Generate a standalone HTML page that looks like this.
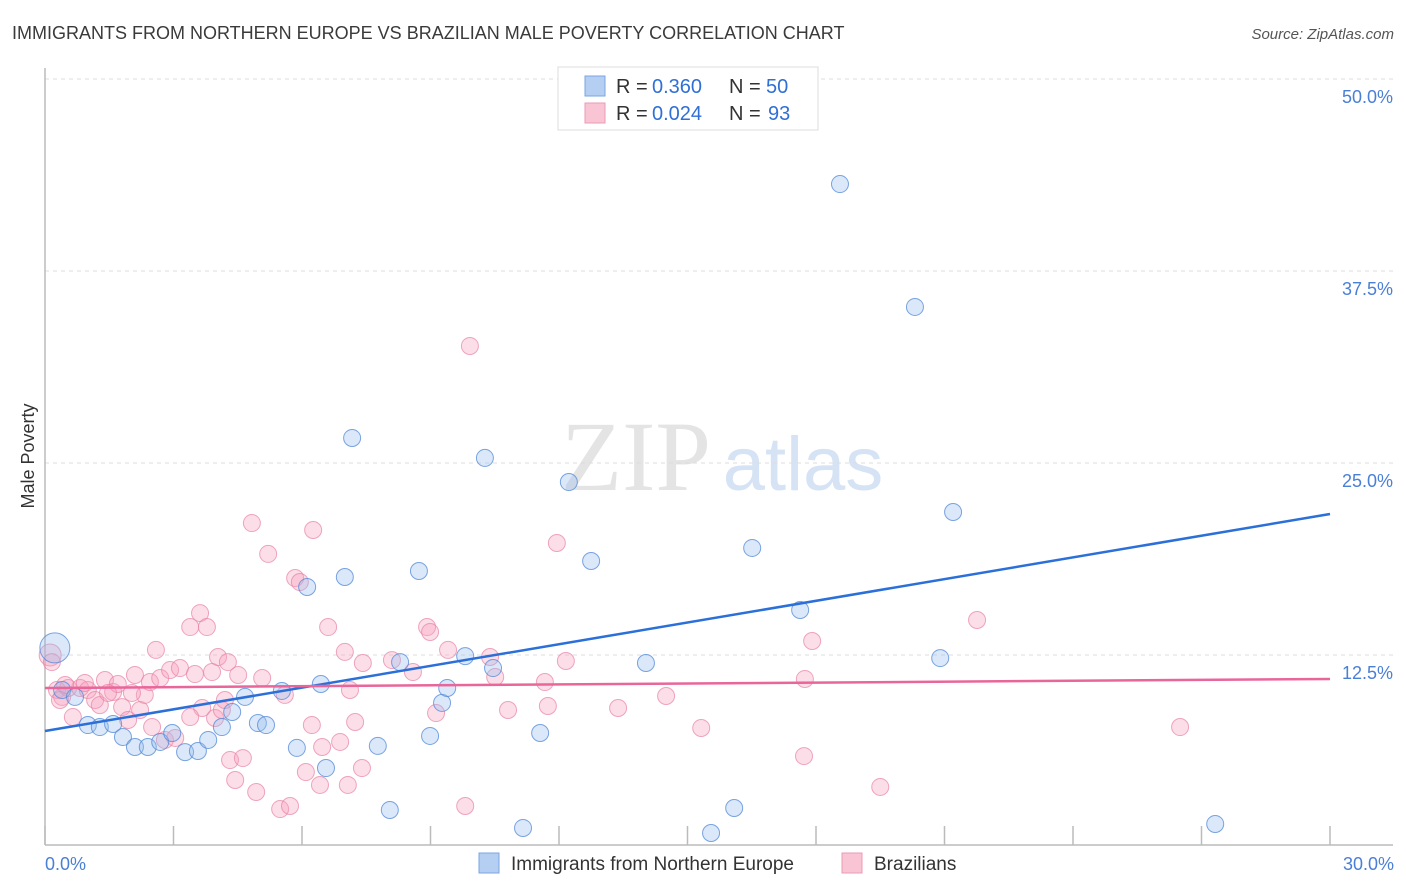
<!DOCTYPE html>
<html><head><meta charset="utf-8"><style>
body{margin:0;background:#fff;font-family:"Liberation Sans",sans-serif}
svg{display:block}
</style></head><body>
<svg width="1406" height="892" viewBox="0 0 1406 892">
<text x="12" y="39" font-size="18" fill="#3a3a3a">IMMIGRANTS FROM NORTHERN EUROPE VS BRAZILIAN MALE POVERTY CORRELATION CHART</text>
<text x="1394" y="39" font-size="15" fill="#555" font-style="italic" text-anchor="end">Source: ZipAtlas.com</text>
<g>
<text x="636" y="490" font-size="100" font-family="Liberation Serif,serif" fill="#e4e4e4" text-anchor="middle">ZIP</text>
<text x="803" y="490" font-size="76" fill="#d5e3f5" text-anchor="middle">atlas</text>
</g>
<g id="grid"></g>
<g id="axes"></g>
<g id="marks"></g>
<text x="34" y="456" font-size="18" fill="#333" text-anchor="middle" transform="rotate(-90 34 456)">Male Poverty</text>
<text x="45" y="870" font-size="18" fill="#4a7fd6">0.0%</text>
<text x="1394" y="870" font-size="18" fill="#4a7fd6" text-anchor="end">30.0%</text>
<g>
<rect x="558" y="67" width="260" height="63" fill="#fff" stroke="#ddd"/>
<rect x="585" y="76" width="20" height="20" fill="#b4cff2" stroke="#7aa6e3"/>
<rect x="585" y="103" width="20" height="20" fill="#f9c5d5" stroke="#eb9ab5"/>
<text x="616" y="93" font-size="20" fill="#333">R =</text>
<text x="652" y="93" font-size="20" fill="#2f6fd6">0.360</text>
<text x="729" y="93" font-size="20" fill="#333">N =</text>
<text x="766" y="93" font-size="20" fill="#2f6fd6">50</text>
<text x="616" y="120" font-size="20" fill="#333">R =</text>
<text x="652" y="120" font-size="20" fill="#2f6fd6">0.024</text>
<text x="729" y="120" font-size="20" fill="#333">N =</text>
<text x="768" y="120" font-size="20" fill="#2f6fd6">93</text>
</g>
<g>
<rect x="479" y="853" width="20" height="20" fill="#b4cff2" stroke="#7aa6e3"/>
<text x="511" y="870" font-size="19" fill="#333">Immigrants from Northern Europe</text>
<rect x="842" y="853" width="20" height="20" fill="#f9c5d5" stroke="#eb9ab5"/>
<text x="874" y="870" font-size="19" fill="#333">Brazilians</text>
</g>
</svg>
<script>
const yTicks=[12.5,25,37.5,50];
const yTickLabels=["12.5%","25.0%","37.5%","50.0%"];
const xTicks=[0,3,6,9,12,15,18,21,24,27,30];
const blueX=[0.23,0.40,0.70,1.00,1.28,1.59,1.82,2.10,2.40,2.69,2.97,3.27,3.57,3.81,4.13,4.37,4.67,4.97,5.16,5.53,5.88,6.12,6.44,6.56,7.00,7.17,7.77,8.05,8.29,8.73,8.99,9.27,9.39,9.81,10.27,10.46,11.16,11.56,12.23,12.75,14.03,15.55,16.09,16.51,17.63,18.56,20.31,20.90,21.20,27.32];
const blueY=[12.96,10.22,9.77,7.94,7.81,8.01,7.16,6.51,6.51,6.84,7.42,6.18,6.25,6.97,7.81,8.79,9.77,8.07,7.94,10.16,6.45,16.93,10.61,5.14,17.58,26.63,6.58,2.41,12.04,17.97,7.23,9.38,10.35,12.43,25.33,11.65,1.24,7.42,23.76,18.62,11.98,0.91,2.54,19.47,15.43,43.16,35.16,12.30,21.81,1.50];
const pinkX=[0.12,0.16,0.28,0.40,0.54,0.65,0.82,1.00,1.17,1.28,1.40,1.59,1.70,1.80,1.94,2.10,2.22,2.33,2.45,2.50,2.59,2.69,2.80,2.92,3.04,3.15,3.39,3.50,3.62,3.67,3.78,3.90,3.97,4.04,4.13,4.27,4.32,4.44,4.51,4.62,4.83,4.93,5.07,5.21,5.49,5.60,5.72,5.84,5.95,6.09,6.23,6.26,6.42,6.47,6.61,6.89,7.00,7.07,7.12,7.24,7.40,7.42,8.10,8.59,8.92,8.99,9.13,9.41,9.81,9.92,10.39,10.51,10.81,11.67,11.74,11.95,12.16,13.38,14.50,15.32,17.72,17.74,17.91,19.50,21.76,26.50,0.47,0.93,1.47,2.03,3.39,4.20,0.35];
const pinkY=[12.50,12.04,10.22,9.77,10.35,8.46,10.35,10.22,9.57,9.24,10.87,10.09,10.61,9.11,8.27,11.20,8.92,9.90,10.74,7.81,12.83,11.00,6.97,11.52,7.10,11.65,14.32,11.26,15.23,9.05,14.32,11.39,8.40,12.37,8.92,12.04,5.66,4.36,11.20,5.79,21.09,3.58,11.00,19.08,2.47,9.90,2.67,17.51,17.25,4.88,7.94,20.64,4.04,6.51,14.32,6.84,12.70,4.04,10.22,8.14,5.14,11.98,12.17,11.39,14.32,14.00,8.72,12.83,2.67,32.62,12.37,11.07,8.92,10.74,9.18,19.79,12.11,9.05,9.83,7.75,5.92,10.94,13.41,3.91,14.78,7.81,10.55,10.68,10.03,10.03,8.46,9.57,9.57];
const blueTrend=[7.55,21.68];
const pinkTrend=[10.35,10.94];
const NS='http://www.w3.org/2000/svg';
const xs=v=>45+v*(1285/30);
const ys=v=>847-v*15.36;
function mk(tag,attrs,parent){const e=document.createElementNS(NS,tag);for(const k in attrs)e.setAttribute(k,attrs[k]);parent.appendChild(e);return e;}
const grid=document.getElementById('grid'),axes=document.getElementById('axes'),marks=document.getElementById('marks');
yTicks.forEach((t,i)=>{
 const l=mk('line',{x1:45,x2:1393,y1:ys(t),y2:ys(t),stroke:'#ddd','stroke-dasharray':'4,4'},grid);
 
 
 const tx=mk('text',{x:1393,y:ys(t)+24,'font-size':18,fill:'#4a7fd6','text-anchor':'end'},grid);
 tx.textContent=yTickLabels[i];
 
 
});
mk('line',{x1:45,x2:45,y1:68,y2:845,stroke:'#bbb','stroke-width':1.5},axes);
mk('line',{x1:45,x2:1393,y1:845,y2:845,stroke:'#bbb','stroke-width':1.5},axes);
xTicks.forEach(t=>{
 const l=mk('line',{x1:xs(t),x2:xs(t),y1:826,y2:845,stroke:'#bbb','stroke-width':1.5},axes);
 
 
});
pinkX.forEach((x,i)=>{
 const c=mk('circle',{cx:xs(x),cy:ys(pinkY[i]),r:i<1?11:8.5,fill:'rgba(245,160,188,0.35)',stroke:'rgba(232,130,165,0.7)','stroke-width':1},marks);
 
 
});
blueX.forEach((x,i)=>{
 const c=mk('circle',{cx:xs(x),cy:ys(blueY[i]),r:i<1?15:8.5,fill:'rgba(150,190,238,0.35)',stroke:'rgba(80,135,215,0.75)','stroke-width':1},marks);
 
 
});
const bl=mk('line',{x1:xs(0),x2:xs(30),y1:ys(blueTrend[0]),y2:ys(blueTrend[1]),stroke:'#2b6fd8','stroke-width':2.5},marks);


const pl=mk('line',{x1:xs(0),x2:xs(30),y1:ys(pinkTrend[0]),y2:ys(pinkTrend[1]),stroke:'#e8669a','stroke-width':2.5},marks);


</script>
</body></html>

◇ ◇ ◇ ◇ ◇

EXERCISE DIRECTIONS: Every line should be retyped exactly, with the pictures omitted.

SOLUTION TO THIS TASK:
Generate a standalone HTML page that looks like this.
<!DOCTYPE html>
<html><head><meta charset="utf-8"><style>
body{margin:0;background:#fff;font-family:"Liberation Sans",sans-serif}
svg{display:block}
</style></head><body>
<svg width="1406" height="892" viewBox="0 0 1406 892">
<text x="12" y="39" font-size="18" fill="#3a3a3a">IMMIGRANTS FROM NORTHERN EUROPE VS BRAZILIAN MALE POVERTY CORRELATION CHART</text>
<text x="1394" y="39" font-size="15" fill="#555" font-style="italic" text-anchor="end">Source: ZipAtlas.com</text>
<g>
<text x="636" y="490" font-size="100" font-family="Liberation Serif,serif" fill="#e4e4e4" text-anchor="middle">ZIP</text>
<text x="803" y="490" font-size="76" fill="#d5e3f5" text-anchor="middle">atlas</text>
</g>
<g id="grid"></g>
<g id="axes"></g>
<g id="marks"></g>
<text x="34" y="456" font-size="18" fill="#333" text-anchor="middle" transform="rotate(-90 34 456)">Male Poverty</text>
<text x="45" y="870" font-size="18" fill="#4a7fd6">0.0%</text>
<text x="1394" y="870" font-size="18" fill="#4a7fd6" text-anchor="end">30.0%</text>
<g>
<rect x="558" y="67" width="260" height="63" fill="#fff" stroke="#ddd"/>
<rect x="585" y="76" width="20" height="20" fill="#b4cff2" stroke="#7aa6e3"/>
<rect x="585" y="103" width="20" height="20" fill="#f9c5d5" stroke="#eb9ab5"/>
<text x="616" y="93" font-size="20" fill="#333">R =</text>
<text x="652" y="93" font-size="20" fill="#2f6fd6">0.360</text>
<text x="729" y="93" font-size="20" fill="#333">N =</text>
<text x="766" y="93" font-size="20" fill="#2f6fd6">50</text>
<text x="616" y="120" font-size="20" fill="#333">R =</text>
<text x="652" y="120" font-size="20" fill="#2f6fd6">0.024</text>
<text x="729" y="120" font-size="20" fill="#333">N =</text>
<text x="768" y="120" font-size="20" fill="#2f6fd6">93</text>
</g>
<g>
<rect x="479" y="853" width="20" height="20" fill="#b4cff2" stroke="#7aa6e3"/>
<text x="511" y="870" font-size="19" fill="#333">Immigrants from Northern Europe</text>
<rect x="842" y="853" width="20" height="20" fill="#f9c5d5" stroke="#eb9ab5"/>
<text x="874" y="870" font-size="19" fill="#333">Brazilians</text>
</g>
</svg>
<script>
const yTicks=[12.5,25,37.5,50];
const yTickLabels=["12.5%","25.0%","37.5%","50.0%"];
const xTicks=[0,3,6,9,12,15,18,21,24,27,30];
const blueX=[0.23,0.40,0.70,1.00,1.28,1.59,1.82,2.10,2.40,2.69,2.97,3.27,3.57,3.81,4.13,4.37,4.67,4.97,5.16,5.53,5.88,6.12,6.44,6.56,7.00,7.17,7.77,8.05,8.29,8.73,8.99,9.27,9.39,9.81,10.27,10.46,11.16,11.56,12.23,12.75,14.03,15.55,16.09,16.51,17.63,18.56,20.31,20.90,21.20,27.32];
const blueY=[12.96,10.22,9.77,7.94,7.81,8.01,7.16,6.51,6.51,6.84,7.42,6.18,6.25,6.97,7.81,8.79,9.77,8.07,7.94,10.16,6.45,16.93,10.61,5.14,17.58,26.63,6.58,2.41,12.04,17.97,7.23,9.38,10.35,12.43,25.33,11.65,1.24,7.42,23.76,18.62,11.98,0.91,2.54,19.47,15.43,43.16,35.16,12.30,21.81,1.50];
const pinkX=[0.12,0.16,0.28,0.40,0.54,0.65,0.82,1.00,1.17,1.28,1.40,1.59,1.70,1.80,1.94,2.10,2.22,2.33,2.45,2.50,2.59,2.69,2.80,2.92,3.04,3.15,3.39,3.50,3.62,3.67,3.78,3.90,3.97,4.04,4.13,4.27,4.32,4.44,4.51,4.62,4.83,4.93,5.07,5.21,5.49,5.60,5.72,5.84,5.95,6.09,6.23,6.26,6.42,6.47,6.61,6.89,7.00,7.07,7.12,7.24,7.40,7.42,8.10,8.59,8.92,8.99,9.13,9.41,9.81,9.92,10.39,10.51,10.81,11.67,11.74,11.95,12.16,13.38,14.50,15.32,17.72,17.74,17.91,19.50,21.76,26.50,0.47,0.93,1.47,2.03,3.39,4.20,0.35];
const pinkY=[12.50,12.04,10.22,9.77,10.35,8.46,10.35,10.22,9.57,9.24,10.87,10.09,10.61,9.11,8.27,11.20,8.92,9.90,10.74,7.81,12.83,11.00,6.97,11.52,7.10,11.65,14.32,11.26,15.23,9.05,14.32,11.39,8.40,12.37,8.92,12.04,5.66,4.36,11.20,5.79,21.09,3.58,11.00,19.08,2.47,9.90,2.67,17.51,17.25,4.88,7.94,20.64,4.04,6.51,14.32,6.84,12.70,4.04,10.22,8.14,5.14,11.98,12.17,11.39,14.32,14.00,8.72,12.83,2.67,32.62,12.37,11.07,8.92,10.74,9.18,19.79,12.11,9.05,9.83,7.75,5.92,10.94,13.41,3.91,14.78,7.81,10.55,10.68,10.03,10.03,8.46,9.57,9.57];
const blueTrend=[7.55,21.68];
const pinkTrend=[10.35,10.94];
const NS='http://www.w3.org/2000/svg';
const xs=v=>45+v*(1285/30);
const ys=v=>847-v*15.36;
function mk(tag,attrs,parent){const e=document.createElementNS(NS,tag);for(const k in attrs)e.setAttribute(k,attrs[k]);parent.appendChild(e);return e;}
const grid=document.getElementById('grid'),axes=document.getElementById('axes'),marks=document.getElementById('marks');
yTicks.forEach((t,i)=>{
 const l=mk('line',{x1:45,x2:1393,y1:ys(t),y2:ys(t),stroke:'#ddd','stroke-dasharray':'4,4'},grid);
 
 
 const tx=mk('text',{x:1393,y:ys(t)+24,'font-size':18,fill:'#4a7fd6','text-anchor':'end'},grid);
 tx.textContent=yTickLabels[i];
 
 
});
mk('line',{x1:45,x2:45,y1:68,y2:845,stroke:'#bbb','stroke-width':1.5},axes);
mk('line',{x1:45,x2:1393,y1:845,y2:845,stroke:'#bbb','stroke-width':1.5},axes);
xTicks.forEach(t=>{
 const l=mk('line',{x1:xs(t),x2:xs(t),y1:826,y2:845,stroke:'#bbb','stroke-width':1.5},axes);
 
 
});
pinkX.forEach((x,i)=>{
 const c=mk('circle',{cx:xs(x),cy:ys(pinkY[i]),r:i<1?11:8.5,fill:'rgba(245,160,188,0.35)',stroke:'rgba(232,130,165,0.7)','stroke-width':1},marks);
 
 
});
blueX.forEach((x,i)=>{
 const c=mk('circle',{cx:xs(x),cy:ys(blueY[i]),r:i<1?15:8.5,fill:'rgba(150,190,238,0.35)',stroke:'rgba(80,135,215,0.75)','stroke-width':1},marks);
 
 
});
const bl=mk('line',{x1:xs(0),x2:xs(30),y1:ys(blueTrend[0]),y2:ys(blueTrend[1]),stroke:'#2b6fd8','stroke-width':2.5},marks);


const pl=mk('line',{x1:xs(0),x2:xs(30),y1:ys(pinkTrend[0]),y2:ys(pinkTrend[1]),stroke:'#e8669a','stroke-width':2.5},marks);


</script>
</body></html>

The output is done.